DATA BLOCK >>

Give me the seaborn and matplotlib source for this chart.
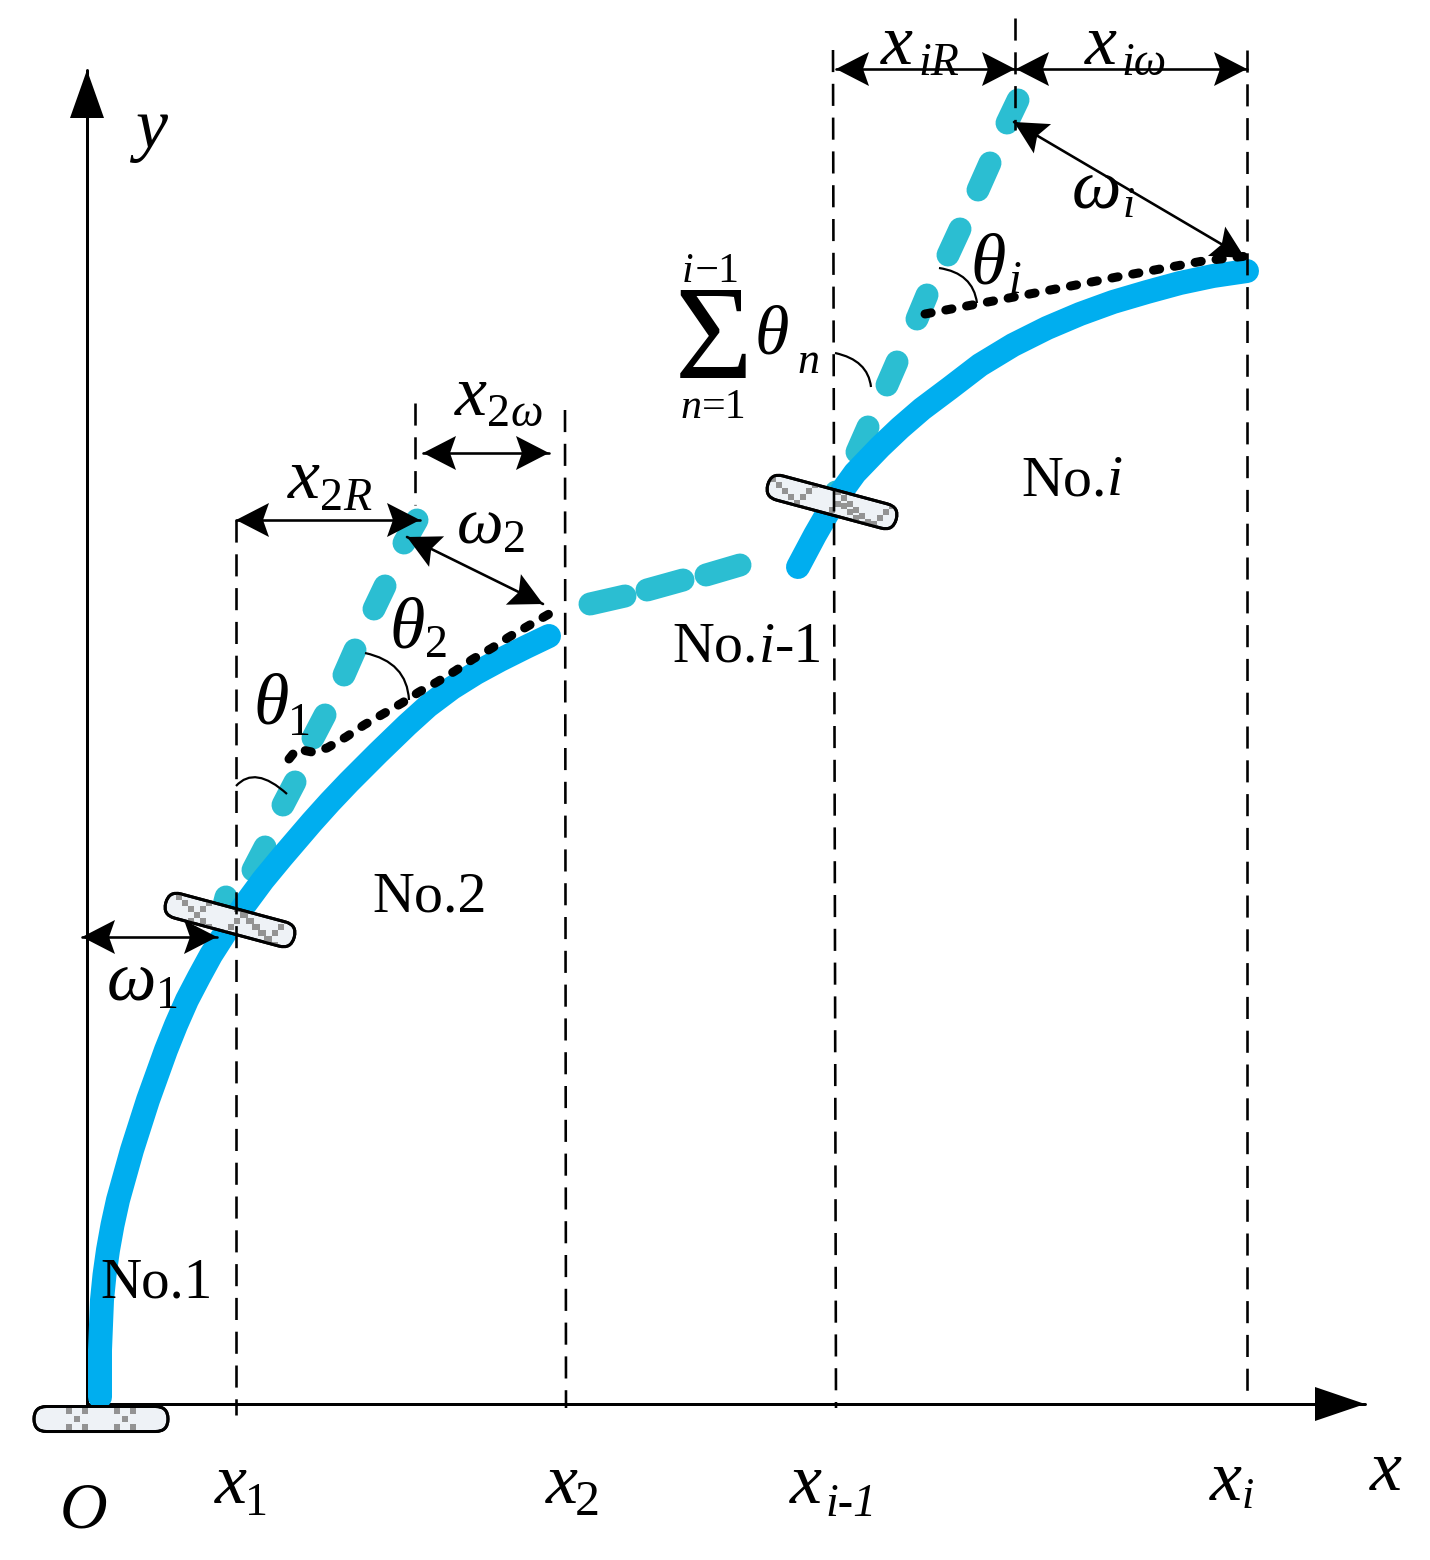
import numpy as np
import matplotlib
matplotlib.use("Agg")
import matplotlib.pyplot as plt
import seaborn as sns
from matplotlib.patches import FancyBboxPatch, PathPatch, Polygon
from matplotlib.path import Path
from matplotlib.transforms import Affine2D

# ---------- data (in picture pixels) ----------
link_a_x = [100, 100, 102, 104.5, 108, 112.5, 118, 125, 132, 140, 148, 157, 166, 176, 187, 199, 211,
            227, 246, 263, 282, 312, 330, 349, 378, 407, 428, 452, 476, 500, 526, 549]
link_a_y = [1397, 1350, 1300, 1275, 1250, 1225, 1200, 1175, 1150, 1125, 1100, 1075, 1050, 1025,
            1000, 977, 955, 930, 903, 880, 857, 822, 802, 782, 753, 725, 706, 688, 673, 660, 647, 636]
link_b_x = [798, 815, 834, 855, 880, 900, 922, 950, 980, 1013, 1047, 1080, 1113, 1147, 1180, 1213, 1247]
link_b_y = [567, 535, 502, 473, 447, 428, 409, 388, 365, 345, 328, 314, 302, 292, 283, 276, 271]

teal_segments = [
    ((222, 913), (226, 897)), ((253, 870), (265, 847)), ((283, 805), (295, 782)),
    ((313, 738), (325, 715)), ((344, 675), (355, 650)), ((374, 609), (385, 586)),
    ((404, 543), (417, 520)), ((590, 604), (625, 596)), ((647, 590), (683, 580)),
    ((706, 575), (740, 565)), ((830, 505), (836, 492)), ((857, 452), (868, 427)),
    ((887, 385), (897, 362)), ((917, 319), (927, 295)), ((948, 255), (960, 229)),
    ((978, 190), (990, 163)), ((1007, 123), (1018, 100)),
]
dot_a_x = [289, 297, 312, 327, 346, 364, 383, 402, 419, 437, 455, 473, 492, 509, 528, 549]
dot_a_y = [759, 749, 752, 748, 737, 725, 714, 703, 692, 682, 671, 659, 648, 637, 626, 614]
dot_b_x = [925, 1035, 1117, 1203, 1247]
dot_b_y = [314, 293, 277, 261, 256]

guide_lines = [
    (236, 236, 520, 1415), (565, 566, 410, 1408), (415, 415, 403, 505),
    (833, 836, 50, 1408), (1015, 1015, 18, 130), (1247, 1247, 50, 1393),
]
axis_y = ((87, 1404), (87, 70))
axis_x = ((87, 1404), (1365, 1404))
double_arrows = [
    ((82, 937), (217, 937)), ((236, 520), (420, 520)), ((423, 453), (549, 453)),
    ((407, 537), (543, 604)), ((836, 69), (1015, 69)), ((1016, 69), (1247, 69)),
    ((1014, 122), (1245, 258)),
]
# centre x, centre y, length, height, angle
clamps = [(101, 1419, 134, 25, 0), (230, 920, 133, 25, 15), (832, 502, 133, 25, 15)]
# crossing points of the grey checked marks of each clamp, and their square spacing
clamp_marks = [
    ([(77, 1419), (125, 1419)], 8),
    ([(197, 915), (243, 915), (269, 939)], 6),
    ([(797, 503), (844, 498), (868, 530)], 6),
]
arcs = [
    ((236, 786), (255, 765), (287, 794)), ((365, 653), (407, 662), (409, 700)),
    ((835, 353), (868, 360), (871, 387)), ((939, 268), (973, 273), (977, 303)),
]
# x, baseline y, text, em size in px, italic
labels = [
    (135, 148, "y", 72, True), (1370, 1490, "x", 72, True), (60, 1527, "O", 66, True),
    (215, 1503, "x", 72, True), (245, 1515, "1", 46, False),
    (546, 1503, "x", 72, True), (575, 1515, "2", 50, False),
    (790, 1503, "x", 72, True), (825, 1516, "i-1", 46, True),
    (1210, 1500, "x", 72, True), (1242, 1508, "i", 44, True),
    (107, 1000, "ω", 70, True), (156, 1008, "1", 46, False),
    (253, 723, "θ", 72, True), (288, 735, "1", 46, False),
    (389, 648, "θ", 72, True), (425, 657, "2", 46, False),
    (457, 543, "ω", 66, True), (503, 552, "2", 46, False),
    (288, 498, "x", 72, True), (320, 510, "2", 46, False), (343, 510, "R", 46, True),
    (455, 415, "x", 72, True), (487, 426, "2", 46, False), (510, 426, "ω", 46, True),
    (881, 64, "x", 72, True), (918, 75, "iR", 46, True),
    (1085, 64, "x", 72, True), (1121, 75, "iω", 46, True),
    (1072, 207, "ω", 70, True), (1123, 217, "i", 44, True),
    (970, 283, "θ", 72, True), (1008, 293, "i", 46, True),
    (675, 378, "Σ", 134, False), (755, 353, "θ", 70, True), (797, 373, "n", 44, True),
    (682, 282, "i−", 42, True), (717, 282, "1", 42, False),
    (680, 418, "n", 42, True), (702, 418, "=1", 42, False),
    (100, 1298, "No.1", 57, False), (372, 912, "No.2", 58, False),
    (1021, 495, "No.", 58, False), (1107, 495, "i", 58, True),
    (672, 662, "No.", 58, False), (759, 662, "i", 58, True), (775, 662, "-1", 58, False),
]

BLUE = "#00AEEF"
TEAL = "#2BBED2"
PX = 72 / 100  # points per pixel at 100 dpi

sns.set_theme(style="white", rc={"axes.grid": False})
plt.rcParams["font.family"] = ["Liberation Serif", "DejaVu Serif"]

fig = plt.figure(figsize=(14.3, 15.6), dpi=100, facecolor="white")
ax = fig.add_axes([0, 0, 1, 1])
ax.set_xlim(0, 1430)
ax.set_ylim(1560, 0)
ax.axis("off")

# axes of the diagram
for (p, q) in (axis_y, axis_x):
    ax.plot([p[0], q[0]], [p[1], q[1]], color="black", lw=3 * PX, zorder=2)


def head(tip, direction, length=33, half=17, notch=6, z=8):
    d = np.asarray(direction, float)
    d = d / np.hypot(*d)
    n = np.array([-d[1], d[0]])
    t = np.asarray(tip, float)
    base = t - d * length
    ax.add_patch(Polygon([t, base + n * half, base + d * notch, base - n * half],
                         closed=True, fc="black", ec="none", zorder=z))


head(axis_y[1], (0, -1), length=48, half=17, notch=0)
head(axis_x[1], (1, 0), length=50, half=17, notch=0)

# links
for xs, ys in ((link_a_x, link_a_y), (link_b_x, link_b_y)):
    sns.lineplot(x=xs, y=ys, sort=False, estimator=None, ax=ax, color=BLUE,
                 lw=24 * PX, solid_capstyle="round", solid_joinstyle="round", zorder=3)

for p, q in teal_segments:
    sns.lineplot(x=[p[0], q[0]], y=[p[1], q[1]], sort=False, estimator=None, ax=ax,
                 color=TEAL, lw=23 * PX, solid_capstyle="round", zorder=2.5)

# dotted virtual link
for xs, ys in ((dot_a_x, dot_a_y), (dot_b_x, dot_b_y)):
    ax.plot(xs, ys, color="black", lw=9 * PX, dash_capstyle="round",
            linestyle=(0, (0.7, 1.65)), zorder=5)

# clamps
for (cx, cy, w, h, ang), (marks, step) in zip(clamps, clamp_marks):
    tr = Affine2D().rotate_deg_around(cx, cy, ang) + ax.transData
    box = FancyBboxPatch((cx - w / 2 + h / 2, cy), w - h, 0.01,
                         boxstyle=f"round,pad={h / 2},rounding_size={h / 2}",
                         fc="#EEF2F6", ec="black", lw=3 * PX, transform=tr, zorder=4)
    ax.add_patch(box)
    for mx, my in marks:
        sx, sy = [], []
        for t in range(-4, 5):
            sx += [mx + t * step, mx + t * step]
            sy += [my + t * step, my - t * step]
        pts = ax.scatter(sx, sy, s=(6 * PX) ** 2, marker="s", color="#939393",
                         linewidths=0, zorder=4.5)
        pts.set_clip_path(box)
    # outline again, over the marks
    ax.add_patch(FancyBboxPatch((cx - w / 2 + h / 2, cy), w - h, 0.01,
                                boxstyle=f"round,pad={h / 2},rounding_size={h / 2}",
                                fc="none", ec="black", lw=3 * PX, transform=tr, zorder=4.6))

# dashed guides
for x0, x1, y0, y1 in guide_lines:
    ax.plot([x0, x1], [y0, y1], color="black", lw=2.6 * PX,
            linestyle=(0, (8.5, 4.5)), zorder=6)

# dimension arrows
for p, q in double_arrows:
    ax.plot([p[0], q[0]], [p[1], q[1]], color="black", lw=2.6 * PX, zorder=7)
    d = np.subtract(q, p)
    head(q, d)
    head(p, -d)

# angle arcs
for a, b, c in arcs:
    ax.add_patch(PathPatch(Path([a, b, c], [Path.MOVETO, Path.CURVE3, Path.CURVE3]),
                           fc="none", ec="black", lw=2.2 * PX, zorder=7))

for x, y, s, em, it in labels:
    ax.text(x, y, s, fontsize=em * PX, style="italic" if it else "normal",
            ha="left", va="baseline", color="black", zorder=9)

fig.savefig("out.png", dpi=100, facecolor="white")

TASK OBJECTIVE >> Without the pictures, please reproduce each line of the listing above exactly, from the first one through the line bearing "from matplotlib.transforms import Affine2D".

SOLUTION FOR THIS TASK >>
Give me the seaborn and matplotlib source for this chart.
import numpy as np
import matplotlib
matplotlib.use("Agg")
import matplotlib.pyplot as plt
import seaborn as sns
from matplotlib.patches import FancyBboxPatch, PathPatch, Polygon
from matplotlib.path import Path
from matplotlib.transforms import Affine2D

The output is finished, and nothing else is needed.